Where are all the New OSS Projects Going to Come From?

The OSS market has changed… Part 1 of 4. This series of four blog posts is a synopsis of my contribution to a discussion I chipped in to on LinkedIn’s ‘OSS Gurus’ group.

Where are all the new OSS projects going to come from? I don’t think there'll be many 90s/00s style OSS transformation projects, even with the changes occurring with LTE (tech change has, in the past, driven OSS change). But I do believe there's a big opportunity for niche solutions, from start-ups or otherwise, to address the challenges/opportunities of the more modest changes we're seeing in telco during the 2010s.

The economics of telco make such innovation difficult though, particularly for start-ups: 18 month sales cycles; lack of willingness to adopt term license or SaaS license models; and the demand for CoTS products that are highly customised to legacy business processes.

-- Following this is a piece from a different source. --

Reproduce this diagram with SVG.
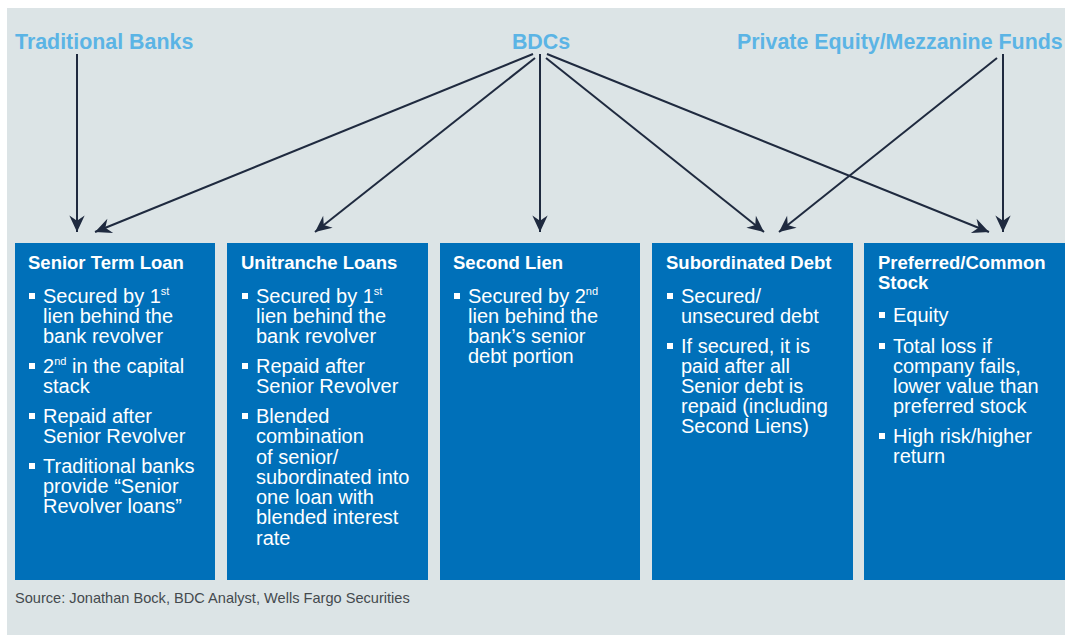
<svg xmlns="http://www.w3.org/2000/svg" width="1065" height="635" viewBox="0 0 1065 635">
  <style>
    .src { font-family: "Liberation Sans", Arial, sans-serif; font-weight: bold; font-size: 21.4px; fill: #5bb4e5; }
    .box { fill: #0070b9; }
    .ttl { font-family: "Liberation Sans", Arial, sans-serif; font-weight: bold; font-size: 18.5px; fill: #ffffff; }
    .txt { font-family: "Liberation Sans", Arial, sans-serif; font-size: 20px; fill: #ffffff; }
    .sup { font-size: 11px; }
    .dot { fill: #ffffff; }
    .lnk { stroke: #1f2a3f; stroke-width: 2; fill: none; marker-end: url(#head); }
    .note { font-family: "Liberation Sans", Arial, sans-serif; font-size: 14.6px; fill: #444a4e; }
  </style>
  <defs>
    <marker id="head" markerUnits="userSpaceOnUse" markerWidth="20" markerHeight="20" viewBox="-15 -8 17 16" refX="0" refY="0" orient="auto">
      <path d="M0,0 L-14,-6.5 L-9.5,0 L-14,6.5 Z" fill="#1f2a3f"/>
    </marker>
  </defs>

  <rect x="0" y="0" width="1065" height="635" fill="#ffffff"/>
  <rect x="7" y="8" width="1058" height="627" fill="#dce4e6"/>

  <!-- capital providers -->
  <g id="traditional-banks"><text class="src" x="15" y="49">Traditional Banks</text></g>
  <g id="bdcs"><text class="src" x="541" y="49" text-anchor="middle">BDCs</text></g>
  <g id="pe-mezzanine"><text class="src" x="737" y="49">Private Equity/Mezzanine Funds</text></g>

  <!-- connectors -->
  <g id="connectors">
    <line class="lnk" x1="77" y1="54" x2="77" y2="232"/>
    <line class="lnk" x1="533" y1="54" x2="95" y2="232"/>
    <line class="lnk" x1="535" y1="58" x2="315" y2="232"/>
    <line class="lnk" x1="540" y1="54" x2="540" y2="232"/>
    <line class="lnk" x1="546" y1="58" x2="764" y2="232"/>
    <line class="lnk" x1="547" y1="54" x2="989" y2="232"/>
    <line class="lnk" x1="997" y1="58" x2="779" y2="232"/>
    <line class="lnk" x1="1003" y1="54" x2="1003" y2="232"/>
  </g>

  <!-- Senior Term Loan -->
  <g id="senior-term-loan">
    <rect class="box" x="15" y="243" width="200" height="337"/>
    <text class="ttl" x="28" y="269">Senior Term Loan</text>
    <rect class="dot" x="29" y="293" width="6" height="6"/>
    <text class="txt" x="43" y="303">Secured by 1<tspan class="sup" dy="-8">st</tspan></text>
    <text class="txt" x="43" y="323">lien behind the</text>
    <text class="txt" x="43" y="343">bank revolver</text>
    <rect class="dot" x="29" y="363" width="6" height="6"/>
    <text class="txt" x="43" y="373">2<tspan class="sup" dy="-8">nd</tspan><tspan dy="8"> in the capital</tspan></text>
    <text class="txt" x="43" y="393">stack</text>
    <rect class="dot" x="29" y="413" width="6" height="6"/>
    <text class="txt" x="43" y="423">Repaid after</text>
    <text class="txt" x="43" y="443">Senior Revolver</text>
    <rect class="dot" x="29" y="463" width="6" height="6"/>
    <text class="txt" x="43" y="473">Traditional banks</text>
    <text class="txt" x="43" y="493">provide “Senior</text>
    <text class="txt" x="43" y="513">Revolver loans”</text>
  </g>

  <!-- Unitranche Loans -->
  <g id="unitranche-loans">
    <rect class="box" x="227" y="243" width="201" height="337"/>
    <text class="ttl" x="241" y="269">Unitranche Loans</text>
    <rect class="dot" x="242" y="293" width="6" height="6"/>
    <text class="txt" x="256" y="303">Secured by 1<tspan class="sup" dy="-8">st</tspan></text>
    <text class="txt" x="256" y="323">lien behind the</text>
    <text class="txt" x="256" y="343">bank revolver</text>
    <rect class="dot" x="242" y="363" width="6" height="6"/>
    <text class="txt" x="256" y="373">Repaid after</text>
    <text class="txt" x="256" y="393">Senior Revolver</text>
    <rect class="dot" x="242" y="413" width="6" height="6"/>
    <text class="txt" x="256" y="423">Blended</text>
    <text class="txt" x="256" y="443">combination</text>
    <text class="txt" x="256" y="464">of senior/</text>
    <text class="txt" x="256" y="484">subordinated into</text>
    <text class="txt" x="256" y="504">one loan with</text>
    <text class="txt" x="256" y="524">blended interest</text>
    <text class="txt" x="256" y="545">rate</text>
  </g>

  <!-- Second Lien -->
  <g id="second-lien">
    <rect class="box" x="440" y="243" width="200" height="337"/>
    <text class="ttl" x="453" y="269">Second Lien</text>
    <rect class="dot" x="454" y="293" width="6" height="6"/>
    <text class="txt" x="468" y="303">Secured by 2<tspan class="sup" dy="-8">nd</tspan></text>
    <text class="txt" x="468" y="323">lien behind the</text>
    <text class="txt" x="468" y="343">bank’s senior</text>
    <text class="txt" x="468" y="363">debt portion</text>
  </g>

  <!-- Subordinated Debt -->
  <g id="subordinated-debt">
    <rect class="box" x="652" y="243" width="201" height="337"/>
    <text class="ttl" x="666" y="269">Subordinated Debt</text>
    <rect class="dot" x="667" y="293" width="6" height="6"/>
    <text class="txt" x="681" y="303">Secured/</text>
    <text class="txt" x="681" y="323">unsecured debt</text>
    <rect class="dot" x="667" y="343" width="6" height="6"/>
    <text class="txt" x="681" y="353">If secured, it is</text>
    <text class="txt" x="681" y="373">paid after all</text>
    <text class="txt" x="681" y="393">Senior debt is</text>
    <text class="txt" x="681" y="413">repaid (including</text>
    <text class="txt" x="681" y="433">Second Liens)</text>
  </g>

  <!-- Preferred/Common Stock -->
  <g id="preferred-common-stock">
    <rect class="box" x="864" y="243" width="201" height="337"/>
    <text class="ttl" x="878" y="269">Preferred/Common</text>
    <text class="ttl" x="878" y="289">Stock</text>
    <rect class="dot" x="879" y="312" width="6" height="6"/>
    <text class="txt" x="893" y="322">Equity</text>
    <rect class="dot" x="879" y="343" width="6" height="6"/>
    <text class="txt" x="893" y="353">Total loss if</text>
    <text class="txt" x="893" y="373">company fails,</text>
    <text class="txt" x="893" y="393">lower value than</text>
    <text class="txt" x="893" y="413">preferred stock</text>
    <rect class="dot" x="879" y="433" width="6" height="6"/>
    <text class="txt" x="893" y="443">High risk/higher</text>
    <text class="txt" x="893" y="463">return</text>
  </g>

  <text class="note" x="15" y="603">Source: Jonathan Bock, BDC Analyst, Wells Fargo Securities</text>
</svg>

No OSS product will be successful without a compelling need by the telco. LTE might drive a need for some solutions, as will fixed-line operators rolling out WiFi, the steady migration of backhaul and transport to IP/Ethernet over OTN/DWDM, and the eventual shift of telcos from offering bit-pipes to differentiated services and content delivery platforms.

The opportunity for OSS lies not in managing the bits n’ bytes of the latest network technology, but in enabling telcos to offer viable, profitable products on a cost-effective network.